Une remise en cause de la distanciation physique par l'Orchestre Philharmonique de Vienne
Des conclusions discutables
Les directions d’orchestre en Europe sont souvent pro-actives pour répondre aux problèmes posés par l’épidémie de Covid-19. Certains expérimentent de nouvelles manières de composer l’orchestre, distanciation physique, disposition spatiale, nouveaux répertoires, nouvel espace public ; d’autres encore tentent de mesurer le risque. C’est le cas de la direction d’orchestre de Vienne qui vient de faire une expérience originale auprès des musiciens de l’orchestre. Il s’agissait pour le docteur Fritz Sterz qui menait l’expérience de documenter la manière dont l’air expiré circulait lors de la pratique instrumentale et ainsi pouvoir définir la distanciation physique indispensable à prescrire pour chaque pratique instrumentale.
La méthodologie était simple, à l’aide d’une petite sonde introduite dans les narines du musicien, un « très fin brouillard » était diffusé permettant ensuite de visualiser le flux d’air émis. Les musiciens étaient placés devant une toile noire et des lumières puissantes situées à l’avant permettaientt de rendre visible les émissions d’aérosols diffusées par chaque musicien lors du jeu.
En jouant, les violonistes n’ont pas émis plus de flux d’air que dans leur position de repos. L’émission d’air des instrumentistes à vent est restée localisée dans leur proximité immédiate. Seul, les flûtistes émettaient des particules un peu plus loin, jusqu’à 80 centimètres.
En relation avec les résultats de cette étude, le Philharmonique de Vienne souhaiterait définir des pratiques moins restrictives concernant la distanciation physique, avec le désir de convaincre le gouvernement de les suivre sur ce chemin. Ainsi cette direction estime le risque au sein de l’orchestre limité lors des pratiques instrumentales et la distanciation physique pourrait de ce fait être réduite.
Déjà, en Autriche, les mesures de déconfinement sont plus amples qu’en France ; théâtres et salles de concert dès la fin mai pourront accueillir jusqu’à 100 spectateurs, puis ce nombre devrait être élargi à 250 personnes le 1er juillet et à 1000 début août.
Analyse critique de Médecine des Arts
Cette expérience est tout au plus une observation très partielle du fonctionnement et du travail réel d’un orchestre symphonique.

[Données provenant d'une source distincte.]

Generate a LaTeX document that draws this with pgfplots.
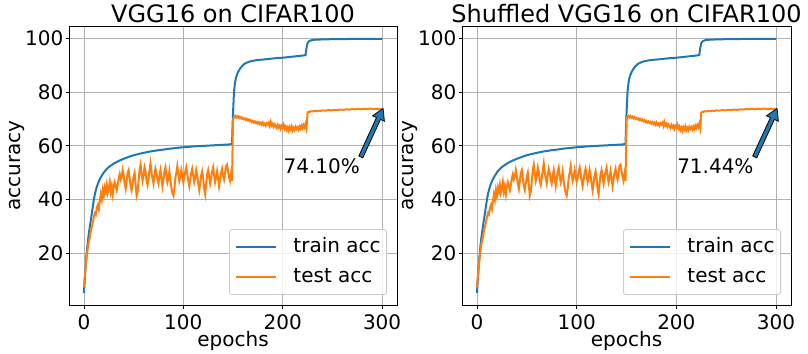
\documentclass[border=0pt]{standalone}
\usepackage{fontspec}
\setmainfont{DejaVu Sans}
\usepackage{pgfplots}
\pgfplotsset{compat=1.18}
\usepackage{pgfplotstable}
\usetikzlibrary{calc}
\definecolor{tabblue}{HTML}{1F77B4}
\definecolor{taborange}{HTML}{FF7F0E}
\definecolor{gridgray}{HTML}{B0B0B0}
\definecolor{legendgray}{HTML}{CCCCCC}

\pgfplotstableread{
x y
0 5.2
1 11
2 16.5
3 21
4 24.5
5 27.5
6 30
7 32.5
8 35
9 37.5
10 40
11 42
12 43.5
13 44.8
14 45.9
15 46.8
16 47.6
17 48.3
18 48.9
19 49.5
20 50.1
22 51
24 51.8
26 52.4
28 52.9
30 53.4
35 54.4
40 55.2
45 55.9
50 56.5
55 57
60 57.4
65 57.8
70 58.1
75 58.4
80 58.6
85 58.9
90 59.1
95 59.3
100 59.5
105 59.6
110 59.8
115 59.9
120 60.0
125 60.1
130 60.2
135 60.3
140 60.4
145 60.5
149 60.7
150 72
151 80
152 83.5
153 85.3
154 86.5
155 87.4
157 88.7
159 89.6
161 90.4
164 91
168 91.5
172 91.8
176 92
180 92.1
185 92.3
190 92.5
195 92.7
200 92.8
205 93
210 93.2
215 93.4
220 93.6
223 93.8
224 96.5
225 98.2
226 98.8
228 99.2
230 99.4
233 99.5
236 99.55
240 99.6
250 99.7
260 99.75
280 99.8
300 99.82
}\traindata

\pgfplotstableread{
x y
0 7.5
1 12
2 16
3 19.5
4 22.5
5 24.5
6 26
7 28.5
8 30
9 31.5
10 33.5
11 35
12 34.5
13 37
14 38
15 36.5
16 39.5
17 42
18 40
19 43.5
20 41.5
21 44.5
22 43
23 45.5
24 42.5
25 44
26 46.5
27 43
28 45
29 42
30 45
31 46.5
32 45
33 43.5
34 45.5
35 48
36 49.5
37 47.5
38 48.5
39 51
40 49
41 46
42 44
43 47
44 50
45 51
46 48
47 45
48 43.5
49 46
50 48.5
51 50
52 45.5
53 41.5
54 43
55 47
56 51
57 53
58 49.5
59 47
60 49
61 52
62 50.5
63 47
64 45.5
65 48
66 51
67 53.5
68 50
69 48
70 46
71 49
72 51.5
73 50
74 47.5
75 46
76 49
77 51
78 48
79 45
80 47.5
81 50.5
82 52
83 49
84 46.5
85 48
86 50.5
87 47
88 44.5
89 42.5
90 41.5
91 44
92 48
93 50
94 52.5
95 49.5
96 47
97 48.5
98 51
99 49
100 46.5
101 48
102 50.5
103 52
104 49.5
105 47
106 45
107 47.5
108 50
109 51.5
110 49
111 46.5
112 48
113 51
114 49
115 46
116 43.5
117 46
118 49
119 50.5
120 48
121 44
122 42
123 46
124 49.5
125 51
126 48.5
127 46
128 48
129 50.5
130 52
131 49
132 46.5
133 48
134 50.5
135 48
136 45
137 47.5
138 50
139 51.5
140 49
141 47.5
142 50
143 52.5
144 53
145 50.5
146 48.5
147 47
148 49.5
149 47
150 69.5
151 70.8
152 71.2
153 70.6
154 71.1
155 70.5
156 70.9
157 70.3
158 70.7
159 70.1
160 70.4
161 69.9
162 70.2
163 69.6
164 70.0
165 69.4
166 69.8
167 69.2
168 69.6
169 68.9
170 69.3
171 68.7
172 69.1
173 68.5
174 68.9
175 68.3
176 68.8
177 68.1
178 68.6
179 67.9
180 68.7
181 67.8
182 68.3
183 67.5
184 68.4
185 67.9
186 68.6
187 67.4
188 68.9
189 67.6
190 68.2
191 67.1
192 68.0
193 67.3
194 66.6
195 67.8
196 66.9
197 67.5
198 66.3
199 67.4
200 66.8
201 67.9
202 66.4
203 67.2
204 65.9
205 66.8
206 65.6
207 67.0
208 66.2
209 67.3
210 65.8
211 66.7
212 65.9
213 67.1
214 66.3
215 66.9
216 66.0
217 67.2
218 66.4
219 67.5
220 66.6
221 67.8
222 66.9
223 68.2
224 66.5
225 72.3
226 72.7
227 72.6
228 72.9
230 72.8
232 73.0
234 72.9
236 73.1
238 73.0
240 73.2
243 73.1
246 73.3
249 73.2
252 73.4
255 73.3
258 73.5
261 73.4
264 73.6
267 73.5
270 73.7
273 73.6
276 73.8
279 73.6
282 73.8
285 73.7
288 73.9
291 73.7
294 73.8
297 73.7
300 73.8
}\testdata

\newcommand{\fsz}{\fontsize{20bp}{24bp}\selectfont}
\tikzset{annarrow/.style={fill=tabblue, draw=black, line width=0.8bp, line join=miter}}
\pgfplotsset{
  myaxis/.style={
    scale only axis, height=279bp,
    xmin=-15, xmax=315, ymin=0.8, ymax=104.6,
    xtick={0,100,200,300}, ytick={20,40,60,80,100},
    grid=major, major grid style={gridgray, line width=0.8bp},
    axis line style={black, line width=0.8bp},
    tick style={black, line width=0.8bp},
    tick align=outside, major tick length=3.5bp, tick pos=left,
    font=\fsz,
    tick label style={font=\fsz},
    /pgf/number format/assume math mode=true,
    xticklabel style={anchor=base, yshift=-21bp},
    yticklabel style={anchor=east, inner xsep=0pt, xshift=-2bp},
    xlabel=epochs, ylabel=accuracy,
    xlabel style={at={([yshift=-41.5bp]axis description cs:0.5,0)}, anchor=base},
    ylabel style={at={([xshift=-48.7bp]axis description cs:0,0.5)}, anchor=base},
    every axis title shift=0pt,
    title style={at={([yshift=3.3bp]axis description cs:0.5,1)}, anchor=base, font=\fontsize{24bp}{28bp}\selectfont},
    legend style={at={([xshift=-10bp,yshift=10bp]rel axis cs:1,0)}, anchor=south east,
      draw=legendgray, line width=0.8bp, rounded corners=2.5bp, fill=white,
      fill opacity=0.8, text opacity=1, draw opacity=1, font=\fsz,
      inner xsep=6bp, inner ysep=8bp, row sep=11bp,
      nodes={inner sep=0pt, text height=15bp, text depth=4bp}},
    legend cell align=left,
    /tikz/every odd column/.append style={column sep=16bp},
    legend image code/.code={\draw[#1] (0bp,0bp) -- (40bp,0bp);},
  },
}

\begin{document}
\begin{tikzpicture}
\path[use as bounding box] (0,0) rectangle (808bp,354bp);
\begin{axis}[myaxis, at={(69bp,49bp)}, anchor=south west, width=328bp,
  title={VGG16 on CIFAR100}]
\addplot[tabblue, line width=2bp] table[x=x,y=y] {\traindata};
\addlegendentry{train acc}
\addplot[taborange, line width=2bp] table[x=x,y=y] {\testdata};
\addlegendentry{test acc}
\coordinate (T) at (axis cs:301,73.9);
\coordinate (S) at (axis cs:278.6,55.9);
\coordinate (H) at ($(T)!11bp!(S)$);
\filldraw[annarrow]
  ($(S)!2.2bp!90:(T)$) -- ($(H)!2.2bp!90:(T)$) -- ($(H)!6.5bp!90:(T)$) -- (T)
  -- ($(H)!6.5bp!-90:(T)$) -- ($(H)!2.2bp!-90:(T)$) -- ($(S)!2.2bp!-90:(T)$) -- cycle;
\node[anchor=base west, font=\fsz, inner sep=0pt] at (axis cs:200.7,49.9) {74.10\%};
\end{axis}
\begin{axis}[myaxis, at={(462bp,49bp)}, anchor=south west, width=329bp,
  title={Shuffled VGG16 on CIFAR100}]
\addplot[tabblue, line width=2bp] table[x=x,y=y] {\traindata};
\addlegendentry{train acc}
\addplot[taborange, line width=2bp] table[x=x,y=y] {\testdata};
\addlegendentry{test acc}
\coordinate (T) at (axis cs:301,73.9);
\coordinate (S) at (axis cs:278.6,55.9);
\coordinate (H) at ($(T)!11bp!(S)$);
\filldraw[annarrow]
  ($(S)!2.2bp!90:(T)$) -- ($(H)!2.2bp!90:(T)$) -- ($(H)!6.5bp!90:(T)$) -- (T)
  -- ($(H)!6.5bp!-90:(T)$) -- ($(H)!2.2bp!-90:(T)$) -- ($(S)!2.2bp!-90:(T)$) -- cycle;
\node[anchor=base west, font=\fsz, inner sep=0pt] at (axis cs:200.7,49.9) {71.44\%};
\end{axis}
\end{tikzpicture}
\end{document}
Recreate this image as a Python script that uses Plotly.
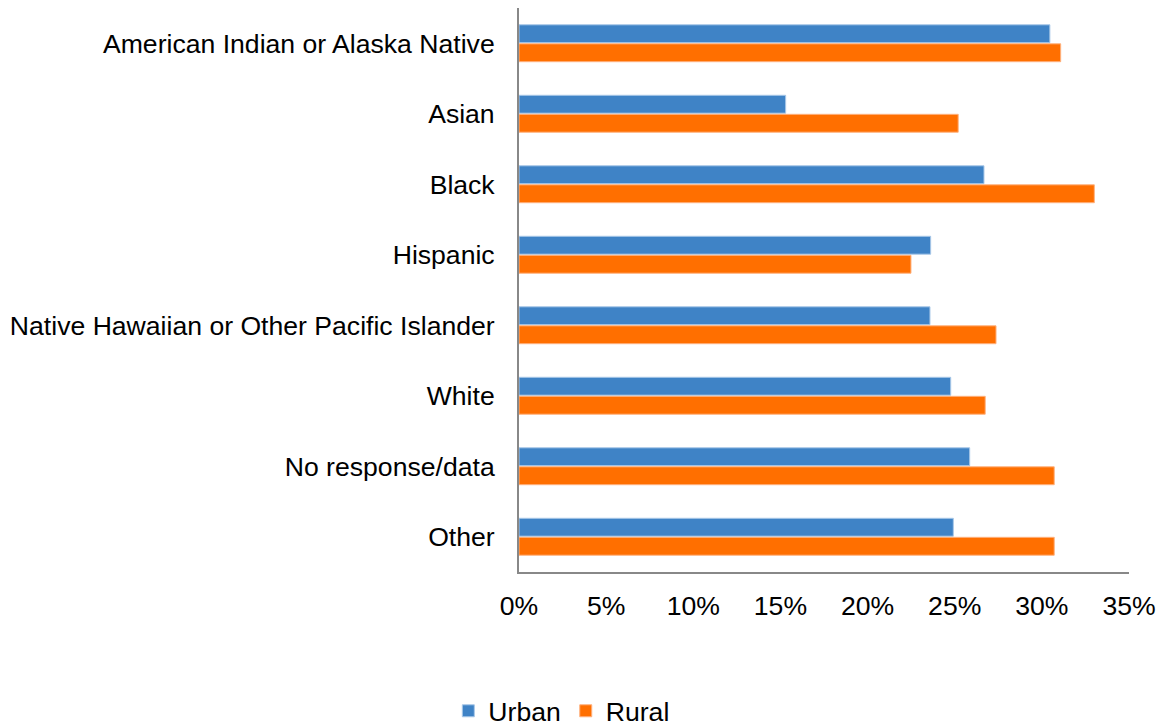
import plotly.graph_objects as go

categories = [
    "American Indian or Alaska Native",
    "Asian",
    "Black",
    "Hispanic",
    "Native Hawaiian or Other Pacific Islander",
    "White",
    "No response/data",
    "Other",
]
urban = [30.46, 15.30, 26.68, 23.62, 23.58, 24.77, 25.86, 24.92]
rural = [31.08, 25.20, 33.01, 22.49, 27.37, 26.75, 30.71, 30.71]
x_ticks = [0, 5, 10, 15, 20, 25, 30, 35]
x_tick_labels = ["0%", "5%", "10%", "15%", "20%", "25%", "30%", "35%"]

FONT = "Liberation Sans, Arial, sans-serif"

fig = go.Figure()
fig.add_trace(go.Bar(
    y=categories, x=urban, name="Urban", orientation="h",
    marker=dict(color="#3F83C6", line=dict(color="#A9C8E8", width=1)),
))
fig.add_trace(go.Bar(
    y=categories, x=rural, name="Rural", orientation="h",
    marker=dict(color="#FF6F00", line=dict(color="#FFB27F", width=1)),
))

fig.update_layout(
    width=1167, height=727,
    margin=dict(l=519, r=38, t=8, b=155),
    paper_bgcolor="white", plot_bgcolor="white",
    barmode="group", bargap=0.46, bargroupgap=0.06,
    font=dict(family=FONT, size=26.6, color="#000000"),
    showlegend=True,
    legend=dict(
        orientation="h", xref="container", yref="container",
        x=0.481, y=0.022, xanchor="center", yanchor="middle",
        font=dict(size=26.6), itemwidth=30, traceorder="normal",
    ),
)
fig.update_xaxes(
    range=[0, 35], tickvals=x_ticks, ticktext=x_tick_labels,
    showgrid=False, zeroline=False, showline=True, linecolor="#888888",
    linewidth=2, ticks="", ticklabelstandoff=9, automargin=False,
)
fig.update_yaxes(
    autorange="reversed", showgrid=False, zeroline=False, showline=True,
    linecolor="#888888", linewidth=2, ticks="", ticklabelstandoff=17,
    automargin=False,
)

fig.write_html("out.html")
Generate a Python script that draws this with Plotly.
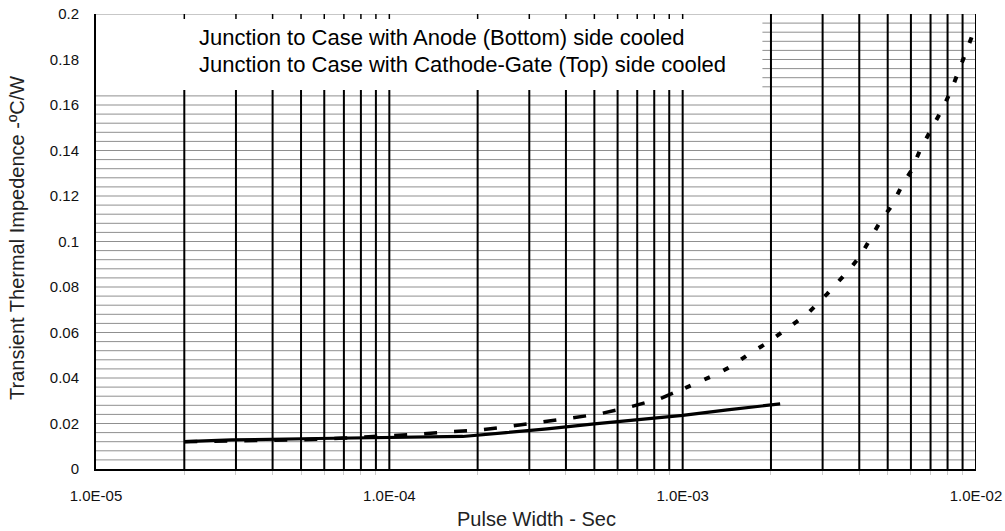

Celle-ci ne manque pas d'intérêt et permet de confirmer que le débit d’air émis par les instrumentistes à vent est relativement faible en dehors de la pratique de la flûte. Mais il ne prend pas en compte de nombreuses variables qui tiennent notamment à la propagation de ces aérosols dans un espace-temps donné (et non visibles du fait de leurs très faibles dimensions). Les mouvements corporels au sein même de l’orchestre, les ventilations, climatisations, le partage de pupitre, les phases de non-jeu, le stress et l’anxiété de performance liés à la performance musicale, les répertoires, le temps de jeu, etc., autant de paramètres qui vont influer sur les dynamiques respiratoires, sur la diffusion des aérosols à distance, etc.
Il nous paraît nécessaire de lancer en Europe, pour une meilleure connaissance de la physiologie des pratiques instrumentales et vocales, une série de recherches plus fines et qui prend en compte le risque réel de propagation du virus, notamment par des aérosols émis et infectés. Devant ces incertitudes, il paraît raisonnable en France (car les situations sont distinctes selon les régions), d’une part, de tester systématiquement les musiciens vis-à-vis du Covid-19 et, d’autre part, de s’en tenir a minima actuellement aux préconisations édictées pour les orchestres de Berlin, avec notamment une distanciation physique notable décrite dans le rapport Médecine des Arts : Risque inhérent aux pratiques musicales dans le contexte épidémique du COVID-19. Des mesures propres à chaque organisation, à chaque mode d'activité doivent être définies à partir de grilles générales d'analyse et de préconisations et avec le feed-back des musiciens et des techniciens de terrain ; ainsi chacun pourra se ré-approprier les mesures préventives.